• **Given material**

________________________

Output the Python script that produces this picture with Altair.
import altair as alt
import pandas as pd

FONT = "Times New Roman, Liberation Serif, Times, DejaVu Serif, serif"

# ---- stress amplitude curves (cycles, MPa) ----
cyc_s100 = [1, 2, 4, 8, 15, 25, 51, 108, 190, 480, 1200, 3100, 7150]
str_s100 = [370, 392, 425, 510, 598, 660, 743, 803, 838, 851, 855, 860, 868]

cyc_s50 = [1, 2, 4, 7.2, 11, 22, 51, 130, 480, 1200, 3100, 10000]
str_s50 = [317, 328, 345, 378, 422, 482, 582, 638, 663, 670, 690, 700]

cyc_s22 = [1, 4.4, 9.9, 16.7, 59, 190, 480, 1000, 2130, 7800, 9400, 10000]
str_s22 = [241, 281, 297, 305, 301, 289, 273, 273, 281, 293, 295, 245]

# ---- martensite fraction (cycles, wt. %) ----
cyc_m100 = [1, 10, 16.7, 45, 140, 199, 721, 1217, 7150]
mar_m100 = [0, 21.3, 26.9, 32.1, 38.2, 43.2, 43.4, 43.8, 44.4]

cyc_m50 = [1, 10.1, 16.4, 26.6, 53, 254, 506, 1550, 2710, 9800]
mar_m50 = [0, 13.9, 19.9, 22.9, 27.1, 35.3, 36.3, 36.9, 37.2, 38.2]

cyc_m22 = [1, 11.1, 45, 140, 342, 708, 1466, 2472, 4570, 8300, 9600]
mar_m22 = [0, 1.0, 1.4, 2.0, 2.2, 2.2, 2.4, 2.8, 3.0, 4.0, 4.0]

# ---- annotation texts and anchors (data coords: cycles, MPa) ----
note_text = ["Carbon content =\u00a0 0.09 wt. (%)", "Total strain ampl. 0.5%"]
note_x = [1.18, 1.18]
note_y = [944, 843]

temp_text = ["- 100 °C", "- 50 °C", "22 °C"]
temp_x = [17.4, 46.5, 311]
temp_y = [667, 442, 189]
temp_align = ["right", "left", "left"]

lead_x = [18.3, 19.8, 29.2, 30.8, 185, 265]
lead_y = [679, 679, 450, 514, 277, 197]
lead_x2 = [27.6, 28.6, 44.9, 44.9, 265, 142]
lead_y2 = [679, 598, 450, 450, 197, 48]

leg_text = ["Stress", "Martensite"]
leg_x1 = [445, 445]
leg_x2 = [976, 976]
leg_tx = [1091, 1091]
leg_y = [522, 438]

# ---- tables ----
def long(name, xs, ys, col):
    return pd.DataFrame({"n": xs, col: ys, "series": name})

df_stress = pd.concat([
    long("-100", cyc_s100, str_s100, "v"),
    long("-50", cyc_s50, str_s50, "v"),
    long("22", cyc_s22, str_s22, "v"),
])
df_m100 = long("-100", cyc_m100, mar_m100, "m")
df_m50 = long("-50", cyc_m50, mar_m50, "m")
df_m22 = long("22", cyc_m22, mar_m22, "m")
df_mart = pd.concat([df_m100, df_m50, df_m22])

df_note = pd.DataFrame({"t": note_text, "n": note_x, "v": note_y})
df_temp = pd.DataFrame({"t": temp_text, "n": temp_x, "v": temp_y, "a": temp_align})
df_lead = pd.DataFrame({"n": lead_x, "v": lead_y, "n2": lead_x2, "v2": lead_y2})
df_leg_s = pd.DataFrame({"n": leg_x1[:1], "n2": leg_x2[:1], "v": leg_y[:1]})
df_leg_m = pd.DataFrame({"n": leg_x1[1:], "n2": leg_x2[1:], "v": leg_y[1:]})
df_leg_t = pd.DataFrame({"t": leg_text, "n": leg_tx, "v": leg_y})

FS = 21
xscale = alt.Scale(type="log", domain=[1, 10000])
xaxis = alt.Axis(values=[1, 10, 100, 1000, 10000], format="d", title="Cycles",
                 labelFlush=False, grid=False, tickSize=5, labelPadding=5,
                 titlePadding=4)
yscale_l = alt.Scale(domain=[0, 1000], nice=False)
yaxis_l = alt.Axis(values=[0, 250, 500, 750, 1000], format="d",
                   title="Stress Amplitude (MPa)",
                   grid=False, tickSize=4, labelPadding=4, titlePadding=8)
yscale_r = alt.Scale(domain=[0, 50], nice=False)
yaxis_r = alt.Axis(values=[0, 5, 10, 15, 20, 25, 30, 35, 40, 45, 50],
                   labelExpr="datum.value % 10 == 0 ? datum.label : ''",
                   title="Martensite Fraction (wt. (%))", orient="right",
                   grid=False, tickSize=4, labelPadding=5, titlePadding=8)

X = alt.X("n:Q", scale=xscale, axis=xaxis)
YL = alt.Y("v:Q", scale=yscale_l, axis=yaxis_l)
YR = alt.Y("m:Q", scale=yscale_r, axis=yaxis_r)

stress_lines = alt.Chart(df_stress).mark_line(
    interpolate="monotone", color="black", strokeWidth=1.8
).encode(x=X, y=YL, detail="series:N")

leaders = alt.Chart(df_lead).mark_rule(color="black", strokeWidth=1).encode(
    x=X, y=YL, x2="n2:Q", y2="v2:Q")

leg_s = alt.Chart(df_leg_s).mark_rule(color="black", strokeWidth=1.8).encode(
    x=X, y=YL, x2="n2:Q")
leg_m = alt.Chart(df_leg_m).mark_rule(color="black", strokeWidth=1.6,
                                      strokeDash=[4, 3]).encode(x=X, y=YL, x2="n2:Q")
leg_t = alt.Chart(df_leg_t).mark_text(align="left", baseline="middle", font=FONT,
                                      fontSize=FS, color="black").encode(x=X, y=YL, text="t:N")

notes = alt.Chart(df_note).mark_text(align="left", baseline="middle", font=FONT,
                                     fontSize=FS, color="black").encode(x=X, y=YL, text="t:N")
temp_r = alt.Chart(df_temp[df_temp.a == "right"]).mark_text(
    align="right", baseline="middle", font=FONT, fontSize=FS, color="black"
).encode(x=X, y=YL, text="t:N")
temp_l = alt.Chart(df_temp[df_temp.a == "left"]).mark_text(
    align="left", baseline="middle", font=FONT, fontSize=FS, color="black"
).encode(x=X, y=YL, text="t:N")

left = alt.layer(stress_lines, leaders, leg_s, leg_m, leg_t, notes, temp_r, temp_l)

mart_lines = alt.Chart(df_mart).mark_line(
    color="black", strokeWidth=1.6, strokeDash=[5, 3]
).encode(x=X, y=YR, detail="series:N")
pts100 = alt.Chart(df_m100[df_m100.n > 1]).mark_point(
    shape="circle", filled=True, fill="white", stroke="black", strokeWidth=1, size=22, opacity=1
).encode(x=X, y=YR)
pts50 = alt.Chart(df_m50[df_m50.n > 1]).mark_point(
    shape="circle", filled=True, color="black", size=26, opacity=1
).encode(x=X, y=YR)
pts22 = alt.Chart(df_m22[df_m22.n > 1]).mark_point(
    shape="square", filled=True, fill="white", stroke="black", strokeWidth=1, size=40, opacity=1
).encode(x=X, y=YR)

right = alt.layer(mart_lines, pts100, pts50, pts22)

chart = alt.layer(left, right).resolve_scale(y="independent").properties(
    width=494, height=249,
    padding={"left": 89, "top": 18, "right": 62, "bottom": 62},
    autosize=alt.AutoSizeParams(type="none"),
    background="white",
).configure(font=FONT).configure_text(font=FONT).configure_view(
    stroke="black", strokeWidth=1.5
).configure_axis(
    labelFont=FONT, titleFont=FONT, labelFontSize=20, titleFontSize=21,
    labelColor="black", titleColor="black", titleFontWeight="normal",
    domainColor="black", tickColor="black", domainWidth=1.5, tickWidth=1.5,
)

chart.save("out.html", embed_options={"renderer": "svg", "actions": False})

________________________

• **Task prompt**
The data above must be returned in full, exactly as written.

• **Task response**
Output the Python script that produces this picture with Altair.
import altair as alt
import pandas as pd

FONT = "Times New Roman, Liberation Serif, Times, DejaVu Serif, serif"

# ---- stress amplitude curves (cycles, MPa) ----
cyc_s100 = [1, 2, 4, 8, 15, 25, 51, 108, 190, 480, 1200, 3100, 7150]
str_s100 = [370, 392, 425, 510, 598, 660, 743, 803, 838, 851, 855, 860, 868]

cyc_s50 = [1, 2, 4, 7.2, 11, 22, 51, 130, 480, 1200, 3100, 10000]
str_s50 = [317, 328, 345, 378, 422, 482, 582, 638, 663, 670, 690, 700]

cyc_s22 = [1, 4.4, 9.9, 16.7, 59, 190, 480, 1000, 2130, 7800, 9400, 10000]
str_s22 = [241, 281, 297, 305, 301, 289, 273, 273, 281, 293, 295, 245]

# ---- martensite fraction (cycles, wt. %) ----
cyc_m100 = [1, 10, 16.7, 45, 140, 199, 721, 1217, 7150]
mar_m100 = [0, 21.3, 26.9, 32.1, 38.2, 43.2, 43.4, 43.8, 44.4]

cyc_m50 = [1, 10.1, 16.4, 26.6, 53, 254, 506, 1550, 2710, 9800]
mar_m50 = [0, 13.9, 19.9, 22.9, 27.1, 35.3, 36.3, 36.9, 37.2, 38.2]

cyc_m22 = [1, 11.1, 45, 140, 342, 708, 1466, 2472, 4570, 8300, 9600]
mar_m22 = [0, 1.0, 1.4, 2.0, 2.2, 2.2, 2.4, 2.8, 3.0, 4.0, 4.0]

# ---- annotation texts and anchors (data coords: cycles, MPa) ----
note_text = ["Carbon content =\u00a0 0.09 wt. (%)", "Total strain ampl. 0.5%"]
note_x = [1.18, 1.18]
note_y = [944, 843]

temp_text = ["- 100 °C", "- 50 °C", "22 °C"]
temp_x = [17.4, 46.5, 311]
temp_y = [667, 442, 189]
temp_align = ["right", "left", "left"]

lead_x = [18.3, 19.8, 29.2, 30.8, 185, 265]
lead_y = [679, 679, 450, 514, 277, 197]
lead_x2 = [27.6, 28.6, 44.9, 44.9, 265, 142]
lead_y2 = [679, 598, 450, 450, 197, 48]

leg_text = ["Stress", "Martensite"]
leg_x1 = [445, 445]
leg_x2 = [976, 976]
leg_tx = [1091, 1091]
leg_y = [522, 438]

# ---- tables ----
def long(name, xs, ys, col):
    return pd.DataFrame({"n": xs, col: ys, "series": name})

df_stress = pd.concat([
    long("-100", cyc_s100, str_s100, "v"),
    long("-50", cyc_s50, str_s50, "v"),
    long("22", cyc_s22, str_s22, "v"),
])
df_m100 = long("-100", cyc_m100, mar_m100, "m")
df_m50 = long("-50", cyc_m50, mar_m50, "m")
df_m22 = long("22", cyc_m22, mar_m22, "m")
df_mart = pd.concat([df_m100, df_m50, df_m22])

df_note = pd.DataFrame({"t": note_text, "n": note_x, "v": note_y})
df_temp = pd.DataFrame({"t": temp_text, "n": temp_x, "v": temp_y, "a": temp_align})
df_lead = pd.DataFrame({"n": lead_x, "v": lead_y, "n2": lead_x2, "v2": lead_y2})
df_leg_s = pd.DataFrame({"n": leg_x1[:1], "n2": leg_x2[:1], "v": leg_y[:1]})
df_leg_m = pd.DataFrame({"n": leg_x1[1:], "n2": leg_x2[1:], "v": leg_y[1:]})
df_leg_t = pd.DataFrame({"t": leg_text, "n": leg_tx, "v": leg_y})

FS = 21
xscale = alt.Scale(type="log", domain=[1, 10000])
xaxis = alt.Axis(values=[1, 10, 100, 1000, 10000], format="d", title="Cycles",
                 labelFlush=False, grid=False, tickSize=5, labelPadding=5,
                 titlePadding=4)
yscale_l = alt.Scale(domain=[0, 1000], nice=False)
yaxis_l = alt.Axis(values=[0, 250, 500, 750, 1000], format="d",
                   title="Stress Amplitude (MPa)",
                   grid=False, tickSize=4, labelPadding=4, titlePadding=8)
yscale_r = alt.Scale(domain=[0, 50], nice=False)
yaxis_r = alt.Axis(values=[0, 5, 10, 15, 20, 25, 30, 35, 40, 45, 50],
                   labelExpr="datum.value % 10 == 0 ? datum.label : ''",
                   title="Martensite Fraction (wt. (%))", orient="right",
                   grid=False, tickSize=4, labelPadding=5, titlePadding=8)

X = alt.X("n:Q", scale=xscale, axis=xaxis)
YL = alt.Y("v:Q", scale=yscale_l, axis=yaxis_l)
YR = alt.Y("m:Q", scale=yscale_r, axis=yaxis_r)

stress_lines = alt.Chart(df_stress).mark_line(
    interpolate="monotone", color="black", strokeWidth=1.8
).encode(x=X, y=YL, detail="series:N")

leaders = alt.Chart(df_lead).mark_rule(color="black", strokeWidth=1).encode(
    x=X, y=YL, x2="n2:Q", y2="v2:Q")

leg_s = alt.Chart(df_leg_s).mark_rule(color="black", strokeWidth=1.8).encode(
    x=X, y=YL, x2="n2:Q")
leg_m = alt.Chart(df_leg_m).mark_rule(color="black", strokeWidth=1.6,
                                      strokeDash=[4, 3]).encode(x=X, y=YL, x2="n2:Q")
leg_t = alt.Chart(df_leg_t).mark_text(align="left", baseline="middle", font=FONT,
                                      fontSize=FS, color="black").encode(x=X, y=YL, text="t:N")

notes = alt.Chart(df_note).mark_text(align="left", baseline="middle", font=FONT,
                                     fontSize=FS, color="black").encode(x=X, y=YL, text="t:N")
temp_r = alt.Chart(df_temp[df_temp.a == "right"]).mark_text(
    align="right", baseline="middle", font=FONT, fontSize=FS, color="black"
).encode(x=X, y=YL, text="t:N")
temp_l = alt.Chart(df_temp[df_temp.a == "left"]).mark_text(
    align="left", baseline="middle", font=FONT, fontSize=FS, color="black"
).encode(x=X, y=YL, text="t:N")

left = alt.layer(stress_lines, leaders, leg_s, leg_m, leg_t, notes, temp_r, temp_l)

mart_lines = alt.Chart(df_mart).mark_line(
    color="black", strokeWidth=1.6, strokeDash=[5, 3]
).encode(x=X, y=YR, detail="series:N")
pts100 = alt.Chart(df_m100[df_m100.n > 1]).mark_point(
    shape="circle", filled=True, fill="white", stroke="black", strokeWidth=1, size=22, opacity=1
).encode(x=X, y=YR)
pts50 = alt.Chart(df_m50[df_m50.n > 1]).mark_point(
    shape="circle", filled=True, color="black", size=26, opacity=1
).encode(x=X, y=YR)
pts22 = alt.Chart(df_m22[df_m22.n > 1]).mark_point(
    shape="square", filled=True, fill="white", stroke="black", strokeWidth=1, size=40, opacity=1
).encode(x=X, y=YR)

right = alt.layer(mart_lines, pts100, pts50, pts22)

chart = alt.layer(left, right).resolve_scale(y="independent").properties(
    width=494, height=249,
    padding={"left": 89, "top": 18, "right": 62, "bottom": 62},
    autosize=alt.AutoSizeParams(type="none"),
    background="white",
).configure(font=FONT).configure_text(font=FONT).configure_view(
    stroke="black", strokeWidth=1.5
).configure_axis(
    labelFont=FONT, titleFont=FONT, labelFontSize=20, titleFontSize=21,
    labelColor="black", titleColor="black", titleFontWeight="normal",
    domainColor="black", tickColor="black", domainWidth=1.5, tickWidth=1.5,
)

chart.save("out.html", embed_options={"renderer": "svg", "actions": False})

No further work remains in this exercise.